Autor de más de 50 obras entre novelas, ensayos, obras de teatro y crítica literaria, Vargas Llosa alcanzó la cima con títulos inolvidables como La ciudad y los perros, Conversación en La Catedral y La fiesta del Chivo. En su escritura palpita la violencia, la ambición, el poder y la libertad, pero también la belleza del lenguaje y la estructura literaria. La disciplina y el compromiso marcaron una producción abundante y profunda, siempre atravesada por la tensión entre la realidad y la ficción, entre el escritor y el ciudadano.
El periodismo fue su primer territorio. Como reportero nocturno en los años de juventud, recorrió los márgenes de Lima, experiencia que más tarde daría sustancia a su literatura. Su renacimiento como columnista en los años 90, desde El País de España, lo colocó en el centro de los grandes debates del mundo hispano: habló del arte, del populismo, de Israel, de la libertad, sin dejar nunca de provocar pasiones y divisiones.

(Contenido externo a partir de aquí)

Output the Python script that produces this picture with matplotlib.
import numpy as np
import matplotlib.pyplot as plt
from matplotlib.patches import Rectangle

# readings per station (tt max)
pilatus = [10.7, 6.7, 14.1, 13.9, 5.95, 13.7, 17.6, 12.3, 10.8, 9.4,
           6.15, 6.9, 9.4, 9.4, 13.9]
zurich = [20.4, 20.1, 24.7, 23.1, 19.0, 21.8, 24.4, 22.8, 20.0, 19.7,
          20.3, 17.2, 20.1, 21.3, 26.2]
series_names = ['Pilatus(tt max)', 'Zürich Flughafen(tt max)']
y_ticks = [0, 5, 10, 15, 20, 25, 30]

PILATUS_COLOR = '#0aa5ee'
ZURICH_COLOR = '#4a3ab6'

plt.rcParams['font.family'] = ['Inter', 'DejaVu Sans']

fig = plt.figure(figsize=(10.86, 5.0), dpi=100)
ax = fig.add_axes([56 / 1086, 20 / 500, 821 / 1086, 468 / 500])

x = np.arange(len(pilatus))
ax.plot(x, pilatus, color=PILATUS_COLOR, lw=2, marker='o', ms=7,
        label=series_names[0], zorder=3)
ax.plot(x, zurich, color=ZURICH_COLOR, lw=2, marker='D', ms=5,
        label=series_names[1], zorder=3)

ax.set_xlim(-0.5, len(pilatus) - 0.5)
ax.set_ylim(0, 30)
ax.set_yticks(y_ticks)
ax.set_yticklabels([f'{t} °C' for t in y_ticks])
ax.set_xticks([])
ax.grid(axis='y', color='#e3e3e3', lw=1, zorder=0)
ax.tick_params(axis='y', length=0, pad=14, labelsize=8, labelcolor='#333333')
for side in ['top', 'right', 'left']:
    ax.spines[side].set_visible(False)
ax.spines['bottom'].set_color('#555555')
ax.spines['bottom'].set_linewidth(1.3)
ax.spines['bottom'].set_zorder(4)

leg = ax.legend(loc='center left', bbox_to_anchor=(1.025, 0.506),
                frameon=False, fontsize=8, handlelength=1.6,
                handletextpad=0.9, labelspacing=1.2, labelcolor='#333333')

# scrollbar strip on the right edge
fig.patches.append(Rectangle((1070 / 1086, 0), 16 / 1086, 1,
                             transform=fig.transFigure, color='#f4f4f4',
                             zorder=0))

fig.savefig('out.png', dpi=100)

Galardonado con los más altos reconocimientos, como el Premio Cervantes y el Premio Jerusalén, Vargas Llosa no solo narró la historia de América Latina: la pensó, la discutió, la cuestionó. Hoy el mundo literario lo despide con gratitud y respeto. Su ausencia es inmensa, pero su palabra perdura, viva y desbordante, en cada página que dejó escrita.